Gearbox Software has responded to a class-action lawsuit levelled against the studio and Sega that suggests that the companies misled consumers with the advertising campaign and gameplay demonstrations for Aliens: Colonial Marines, and his this week filed to be removed from the action.
In legal documentation obtained by Polygon, the studio outlined their defence thus:
"Gearbox never belonged in this lawsuit. Gearbox is a video game software developer. It was neither the publisher nor seller of the video game at issue. For more than a year, Gearbox has quietly abided the plaintiffs' claims so that Sega, the game's publisher and the party responsible for the game's marketing and sale, could assume the defense of this lawsuit. Gearbox has honored its publisher's request in spite of plaintiffs' highly-publicized-and highly-misplaced-claims against Gearbox. At this point, however, Gearbox is obligated to pursue its rightful departure from this case."
The lawsuit, which was filed by Roger Damion Perrine and John Locke, states that that the game's "advertising campaign bore little resemblance to the retail product that would eventually be sold to a large community of unwitting purchasers."

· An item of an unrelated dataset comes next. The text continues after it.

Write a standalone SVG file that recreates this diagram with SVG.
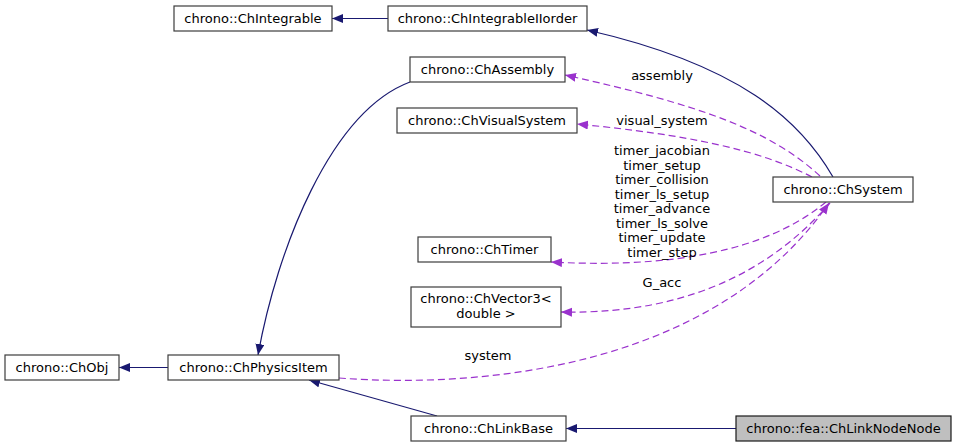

Responding to these claims, and to claims that Gearbox syphoned funds from this project to other games, the company's VP of marketing, Steve Gibson, said: "During the development process, Gearbox supplemented Sega's development budget with its own money to help Sega finish its game; Gearbox's contributions to A:CM totaled millions, none of which was ever repaid."

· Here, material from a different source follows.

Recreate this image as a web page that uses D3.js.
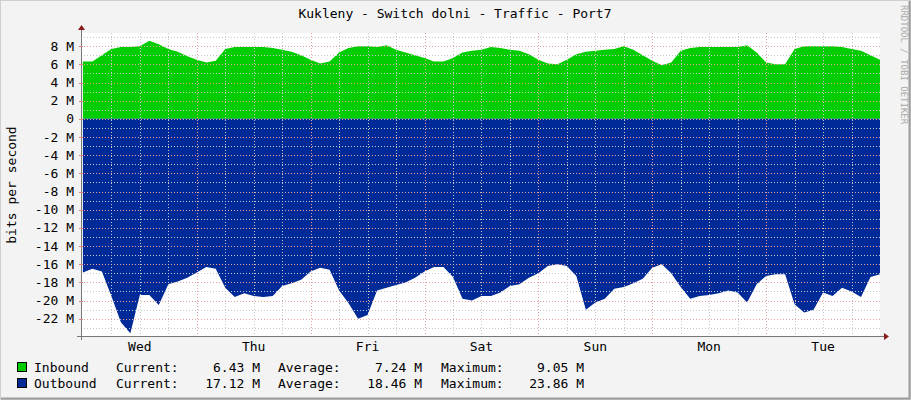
<!DOCTYPE html>
<html><head><meta charset="utf-8">
<script src="https://cdn.jsdelivr.net/npm/d3@7"></script>
<style>
  body { margin: 0; background: #f3f3f3; }
  text { font-family: "DejaVu Sans Mono", monospace; font-size: 13px; fill: #000; }
</style></head>
<body>
<script>
// hours from Wed 00:00, 2h steps
var hours = d3.range(0, 169, 2);
// Inbound, M bits/s
var inbound = [6.3,6.3,7.0,7.7,7.9,7.9,8.0,8.6,8.2,7.7,7.4,6.9,6.5,6.2,6.4,7.7,7.9,7.9,7.9,7.9,
  7.8,7.6,7.4,7.0,6.5,6.1,6.3,7.3,7.8,8.0,8.0,7.9,8.1,7.6,7.3,7.0,6.7,6.3,6.3,6.7,
  7.3,7.5,7.6,7.9,7.8,7.6,7.5,7.1,6.5,6.1,6.0,6.5,7.1,7.4,7.5,7.6,7.7,8.0,7.6,7.0,
  6.4,5.9,6.2,7.5,7.8,7.9,7.9,7.9,7.9,7.9,8.1,7.3,6.2,6.0,6.0,7.7,8.0,8.0,8.0,8.0,
  7.9,7.7,7.5,7.0,6.5];
// Outbound, M bits/s (drawn below zero)
var outbound = [16.9,16.5,16.8,19.5,22.4,23.6,19.4,19.4,20.5,18.2,17.9,17.5,16.9,16.3,16.5,18.6,19.6,19.2,19.5,19.6,
  19.5,18.4,18.1,17.7,16.8,16.4,16.6,18.9,20.3,22.0,21.6,18.9,18.6,18.3,18.0,17.5,16.8,16.3,16.3,17.4,
  19.8,20.0,19.5,19.5,19.1,18.4,18.2,17.5,17.0,16.2,16.0,16.2,17.3,21.0,20.2,19.8,18.7,18.5,18.1,17.6,
  16.4,16.0,17.0,18.5,19.8,19.5,19.4,19.2,18.9,19.1,20.2,18.2,17.3,17.1,17.1,20.4,21.3,21.0,19.1,19.5,
  18.6,19.0,19.6,17.4,17.1];
var days = ['Wed','Thu','Fri','Sat','Sun','Mon','Tue'];
var yTicks = [8,6,4,2,0,-2,-4,-6,-8,-10,-12,-14,-16,-18,-20,-22];
var legend = [
  {name:'Inbound', color:'#00cc00', cur:'6.43 M', avg:'7.24 M', max:'9.05 M'},
  {name:'Outbound', color:'#002a97', cur:'17.12 M', avg:'18.46 M', max:'23.86 M'}
];

var W = 911, H = 400, L = 81, R = 880, T = 33, B = 336;
var svg = d3.select('body').append('svg').attr('width', W).attr('height', H);
svg.append('rect').attr('x', 0.5).attr('y', 0.5).attr('width', W - 1).attr('height', H - 1)
  .attr('fill', '#f3f3f3').attr('stroke', '#cfcfcf');
svg.append('path').attr('d', 'M1,' + (H - 1.5) + 'H' + (W - 1.5) + 'V1')
  .attr('fill', 'none').attr('stroke', '#9c9c9c').attr('stroke-width', 2);

var x = d3.scaleLinear().domain([-0.4, 168]).range([L, R]);
var y = d3.scaleLinear().domain([-23.9, 9.45]).range([B, T]);

svg.append('rect').attr('x', L).attr('y', T).attr('width', R - L).attr('height', B - T).attr('fill', '#fff');

svg.append('path').datum(inbound).attr('fill', '#00cc00')
  .attr('d', d3.area().x(function(d, i) { return x(hours[i]); }).y0(y(0)).y1(function(d) { return y(d); }));
svg.append('path').datum(outbound).attr('fill', '#002a97')
  .attr('d', d3.area().x(function(d, i) { return x(hours[i]); }).y0(y(0)).y1(function(d) { return y(-d); }));

// grid
var g = svg.append('g').attr('fill', 'none').attr('stroke-width', 1).attr('stroke-dasharray', '1,2');
d3.range(-23, 10).forEach(function(v) {
  var major = v % 2 === 0;
  g.append('line').attr('x1', L).attr('x2', R).attr('y1', Math.round(y(v)) + 0.5).attr('y2', Math.round(y(v)) + 0.5)
    .attr('stroke', major ? '#e8a0a0' : '#c8c8c8');
});
d3.range(6, 168, 6).forEach(function(h) {
  var major = h % 24 === 0;
  g.append('line').attr('y1', T).attr('y2', B).attr('x1', Math.round(x(h)) + 0.5).attr('x2', Math.round(x(h)) + 0.5)
    .attr('stroke', major ? '#e8a0a0' : '#c8c8c8');
});

// axes
var ax = svg.append('g').attr('stroke', '#777');
ax.append('line').attr('x1', L - 4).attr('x2', R + 4).attr('y1', B + 0.5).attr('y2', B + 0.5);
ax.append('line').attr('x1', L + 0.5).attr('x2', L + 0.5).attr('y1', B + 4).attr('y2', T - 3);
svg.append('path').attr('d', 'M' + (R + 4) + ',' + (B - 3) + 'L' + (R + 9) + ',' + (B + 0.5) + 'L' + (R + 4) + ',' + (B + 4) + 'Z').attr('fill', '#8b1a1a');
svg.append('path').attr('d', 'M' + (L - 3) + ',' + (T - 3) + 'L' + (L + 0.5) + ',' + (T - 8) + 'L' + (L + 4) + ',' + (T - 3) + 'Z').attr('fill', '#8b1a1a');
yTicks.forEach(function(v) {
  svg.append('text').attr('x', 74).attr('y', y(v) + 4.5).attr('text-anchor', 'end').text(v === 0 ? '0' : v + ' M');
  ax.append('line').attr('x1', L - 2).attr('x2', L + 2).attr('y1', Math.round(y(v)) + 0.5).attr('y2', Math.round(y(v)) + 0.5).attr('stroke', '#e08080');
});
days.forEach(function(d, i) {
  svg.append('text').attr('x', x(12 + 24 * i)).attr('y', B + 15).attr('text-anchor', 'middle').text(d);
});

svg.append('text').attr('x', 455).attr('y', 18).attr('text-anchor', 'middle').text('Kukleny - Switch dolni - Traffic - Port7');
svg.append('text').attr('transform', 'translate(16,185) rotate(-90)').attr('text-anchor', 'middle').text('bits per second');
svg.append('text').attr('transform', 'translate(901,5) rotate(90)').style('font-size', '9px')
  .style('fill', '#aaa').text('RRDTOOL / TOBI OETIKER');

legend.forEach(function(s, i) {
  var ty = 372 + i * 16;
  svg.append('rect').attr('x', 17.5).attr('y', ty - 9.5).attr('width', 9).attr('height', 9).attr('fill', s.color).attr('stroke', '#000');
  svg.append('text').attr('x', 34).attr('y', ty).text(s.name);
  svg.append('text').attr('x', 116).attr('y', ty).text('Current:');
  svg.append('text').attr('x', 260).attr('y', ty).attr('text-anchor', 'end').text(s.cur);
  svg.append('text').attr('x', 278).attr('y', ty).text('Average:');
  svg.append('text').attr('x', 422).attr('y', ty).attr('text-anchor', 'end').text(s.avg);
  svg.append('text').attr('x', 441).attr('y', ty).text('Maximum:');
  svg.append('text').attr('x', 584).attr('y', ty).attr('text-anchor', 'end').text(s.max);
});
</script>
</body></html>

Gibson also refuted claims that the company had used a different engine to create the demonstrations that were publicly shown: "To develop the software, Gearbox utilized the Unreal 'game engine' licensed from Epic Games; this was the only game engine Gearbox used in the design and development of the game. Contrary to what some believe, the pre-release demonstrations were not made using different game engines."
"The game's sales were insufficient to trigger any sales-based payments to Gearbox and, as a result, Gearbox has not received any additional monies from Sega for the sale of the game. Gearbox only received the milestone payments made by Sega during the game's development," Gibson added during the disposition.
The current status of the filing is still up in the air, with one of the claimants - Roger Damion Perrine - said to be currently incarcerated on charges of assault. The plaintiffs have since filed a motion to have Perrine removed from proceedings. According to reports the case was nearly settled last month, but nobody could find Perrine and thus he was unable to sign off on the agreement made with Sega. We'll update you when we know more.